== TO BE DONE ==
Leave out any picture and return the remaining listing below exactly as given.

═════ ROWS

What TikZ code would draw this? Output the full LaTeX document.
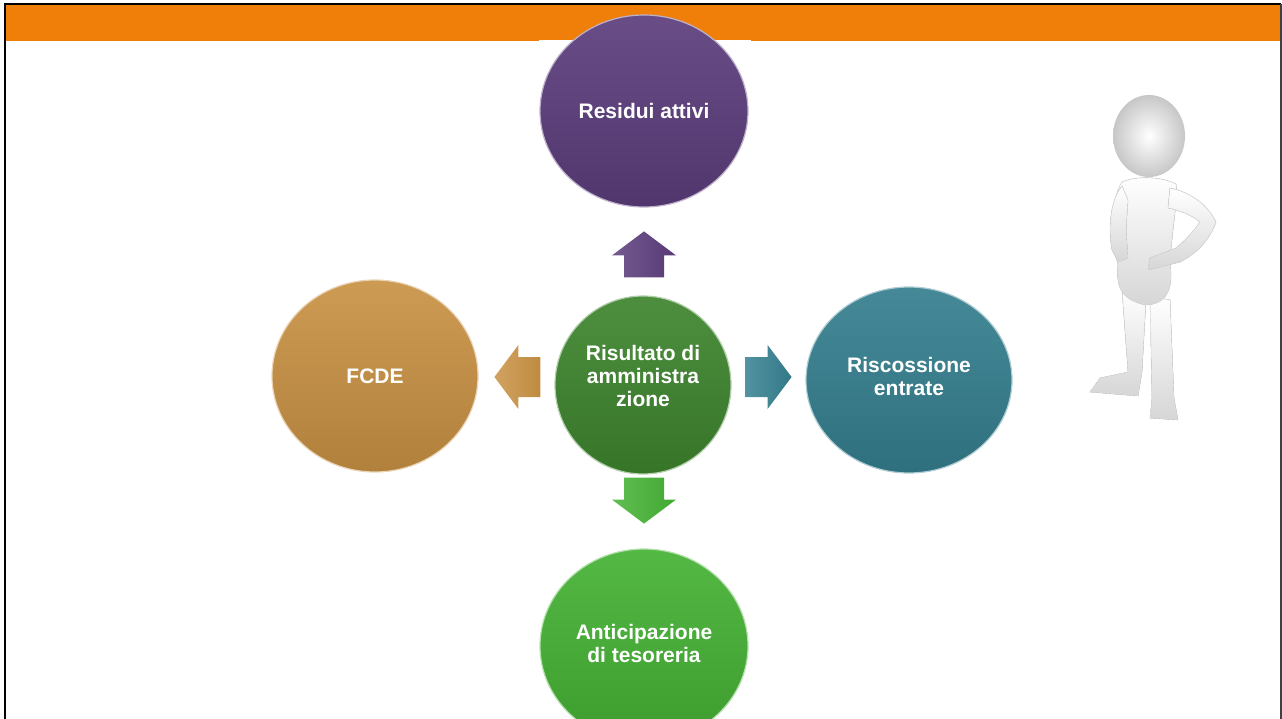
\documentclass[tikz,border=0pt]{standalone}
\usepackage{fontspec}
\setmainfont{Liberation Sans}
\usetikzlibrary{shapes.geometric,calc}

\definecolor{bandorange}{HTML}{F07F09}
\definecolor{resPurple}{HTML}{5C3D7C}
\definecolor{midGreen}{HTML}{3E852E}
\definecolor{fcdeGold}{HTML}{C99244}
\definecolor{risTeal}{HTML}{357F8F}
\definecolor{antGreen}{HTML}{45B234}

\tikzset{
  bubble/.style n args={1}{ellipse, inner sep=0pt, align=center,
    text=white, font=\bfseries\fontsize{21}{23}\selectfont,
    top color=#1!92!white, bottom color=#1!88!black,
    draw=#1!40!white, line width=1.2pt},
  blockarr/.pic={
    \path[pic actions] (0,-20) -- (22,-20) -- (22,-32) -- (46,0)
      -- (22,32) -- (22,20) -- (0,20) -- cycle;
  },
  skin/.style={top color=white, bottom color=black!16, draw=black!14, line width=0.6pt},
}

\begin{document}
\begin{tikzpicture}[x=1pt,y=-1pt]
  \useasboundingbox (0,0) rectangle (1282,719);

  % slide frame and header band
  \fill[bandorange] (5,4) rectangle (1281,41);
  \draw[black, line width=2pt] (5,724) -- (5,4) -- (1281,4);
  \draw[black!75, line width=1.2pt] (1281,4) -- (1281,724);
  \fill[white] (539,40) rectangle (751,42.5);

  % the five bubbles
  \node[bubble=resPurple, minimum width=208, minimum height=192] (res) at (644,111) {Residui attivi};
  \node[bubble=midGreen, minimum width=176, minimum height=178, text depth=18pt] (mid) at (643,385) {Risultato di\\amministra\\zione};
  \node[bubble=fcdeGold, minimum width=206, minimum height=192] (fcde) at (375,376) {FCDE};
  \node[bubble=risTeal, minimum width=206, minimum height=186, text depth=8pt] (ris) at (909,380) {Riscossione\\entrate};
  \node[bubble=antGreen, minimum width=208, minimum height=194, text depth=6pt] (ant) at (644,646) {Anticipazione\\di tesoreria};

  % block arrows from the centre towards each bubble
  \path ($(mid.north)+(1,-18)$) pic[rotate=90, left color=resPurple!85!white, right color=resPurple!95!black] {blockarr};
  \path ($(mid.south)+(1,3)$) pic[rotate=-90, left color=antGreen!85!white, right color=antGreen!95!black] {blockarr};
  \path ($(mid.west)+(-14,-8)$) pic[rotate=180, left color=fcdeGold!85!white, right color=fcdeGold!95!black] {blockarr};
  \path ($(mid.east)+(14,-8)$) pic[left color=risTeal!85!white, right color=risTeal!95!black] {blockarr};

  % standing figure
  \begin{scope}
    % legs
    \fill[skin] (1122,290) -- (1128,372) -- (1100,378) -- (1090,392) -- (1138,396) -- (1142,372) -- (1146,300) -- cycle;
    \fill[skin] (1150,296) -- (1152,398) -- (1150,418) -- (1178,420) -- (1174,398) -- (1170,300) -- cycle;
    % torso
    \fill[skin] (1122,182) .. controls (1110,200) and (1112,240) .. (1118,265)
      .. controls (1116,285) and (1120,300) .. (1146,305)
      .. controls (1166,304) and (1174,290) .. (1170,262)
      .. controls (1172,230) and (1178,200) .. (1176,184)
      .. controls (1160,176) and (1136,176) .. (1122,182) -- cycle;
    % bent arm to the hip
    \fill[skin] (1170,188) .. controls (1190,192) and (1208,205) .. (1216,222)
      .. controls (1210,240) and (1195,255) .. (1180,262)
      -- (1148,270) -- (1150,258) -- (1176,248)
      .. controls (1188,238) and (1196,228) .. (1200,222)
      .. controls (1190,214) and (1178,210) .. (1168,208) -- cycle;
    % other arm with hand on the hip
    \fill[skin] (1122,186) .. controls (1110,200) and (1108,230) .. (1112,250)
      -- (1118,262) -- (1128,258) -- (1126,230) -- (1128,200) -- cycle;
    % head
    \shade[inner color=white, outer color=black!22] (1149,136) ellipse (36 and 41);
  \end{scope}
\end{tikzpicture}
\end{document}
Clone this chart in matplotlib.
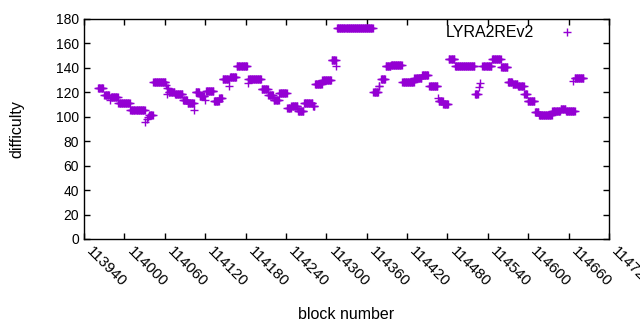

══════════

== THE OUTPUT ==
What TikZ code would draw this? Output the full LaTeX document.
\documentclass[tikz,border=0pt]{standalone}
\usepackage{fontspec}
\setmainfont{Liberation Sans}
\usetikzlibrary{shapes.geometric,calc}

\definecolor{bandorange}{HTML}{F07F09}
\definecolor{resPurple}{HTML}{5C3D7C}
\definecolor{midGreen}{HTML}{3E852E}
\definecolor{fcdeGold}{HTML}{C99244}
\definecolor{risTeal}{HTML}{357F8F}
\definecolor{antGreen}{HTML}{45B234}

\tikzset{
  bubble/.style n args={1}{ellipse, inner sep=0pt, align=center,
    text=white, font=\bfseries\fontsize{21}{23}\selectfont,
    top color=#1!92!white, bottom color=#1!88!black,
    draw=#1!40!white, line width=1.2pt},
  blockarr/.pic={
    \path[pic actions] (0,-20) -- (22,-20) -- (22,-32) -- (46,0)
      -- (22,32) -- (22,20) -- (0,20) -- cycle;
  },
  skin/.style={top color=white, bottom color=black!16, draw=black!14, line width=0.6pt},
}

\begin{document}
\begin{tikzpicture}[x=1pt,y=-1pt]
  \useasboundingbox (0,0) rectangle (1282,719);

  % slide frame and header band
  \fill[bandorange] (5,4) rectangle (1281,41);
  \draw[black, line width=2pt] (5,724) -- (5,4) -- (1281,4);
  \draw[black!75, line width=1.2pt] (1281,4) -- (1281,724);
  \fill[white] (539,40) rectangle (751,42.5);

  % the five bubbles
  \node[bubble=resPurple, minimum width=208, minimum height=192] (res) at (644,111) {Residui attivi};
  \node[bubble=midGreen, minimum width=176, minimum height=178, text depth=18pt] (mid) at (643,385) {Risultato di\\amministra\\zione};
  \node[bubble=fcdeGold, minimum width=206, minimum height=192] (fcde) at (375,376) {FCDE};
  \node[bubble=risTeal, minimum width=206, minimum height=186, text depth=8pt] (ris) at (909,380) {Riscossione\\entrate};
  \node[bubble=antGreen, minimum width=208, minimum height=194, text depth=6pt] (ant) at (644,646) {Anticipazione\\di tesoreria};

  % block arrows from the centre towards each bubble
  \path ($(mid.north)+(1,-18)$) pic[rotate=90, left color=resPurple!85!white, right color=resPurple!95!black] {blockarr};
  \path ($(mid.south)+(1,3)$) pic[rotate=-90, left color=antGreen!85!white, right color=antGreen!95!black] {blockarr};
  \path ($(mid.west)+(-14,-8)$) pic[rotate=180, left color=fcdeGold!85!white, right color=fcdeGold!95!black] {blockarr};
  \path ($(mid.east)+(14,-8)$) pic[left color=risTeal!85!white, right color=risTeal!95!black] {blockarr};

  % standing figure
  \begin{scope}
    % legs
    \fill[skin] (1122,290) -- (1128,372) -- (1100,378) -- (1090,392) -- (1138,396) -- (1142,372) -- (1146,300) -- cycle;
    \fill[skin] (1150,296) -- (1152,398) -- (1150,418) -- (1178,420) -- (1174,398) -- (1170,300) -- cycle;
    % torso
    \fill[skin] (1122,182) .. controls (1110,200) and (1112,240) .. (1118,265)
      .. controls (1116,285) and (1120,300) .. (1146,305)
      .. controls (1166,304) and (1174,290) .. (1170,262)
      .. controls (1172,230) and (1178,200) .. (1176,184)
      .. controls (1160,176) and (1136,176) .. (1122,182) -- cycle;
    % bent arm to the hip
    \fill[skin] (1170,188) .. controls (1190,192) and (1208,205) .. (1216,222)
      .. controls (1210,240) and (1195,255) .. (1180,262)
      -- (1148,270) -- (1150,258) -- (1176,248)
      .. controls (1188,238) and (1196,228) .. (1200,222)
      .. controls (1190,214) and (1178,210) .. (1168,208) -- cycle;
    % other arm with hand on the hip
    \fill[skin] (1122,186) .. controls (1110,200) and (1108,230) .. (1112,250)
      -- (1118,262) -- (1128,258) -- (1126,230) -- (1128,200) -- cycle;
    % head
    \shade[inner color=white, outer color=black!22] (1149,136) ellipse (36 and 41);
  \end{scope}
\end{tikzpicture}
\end{document}
Clone this chart in matplotlib.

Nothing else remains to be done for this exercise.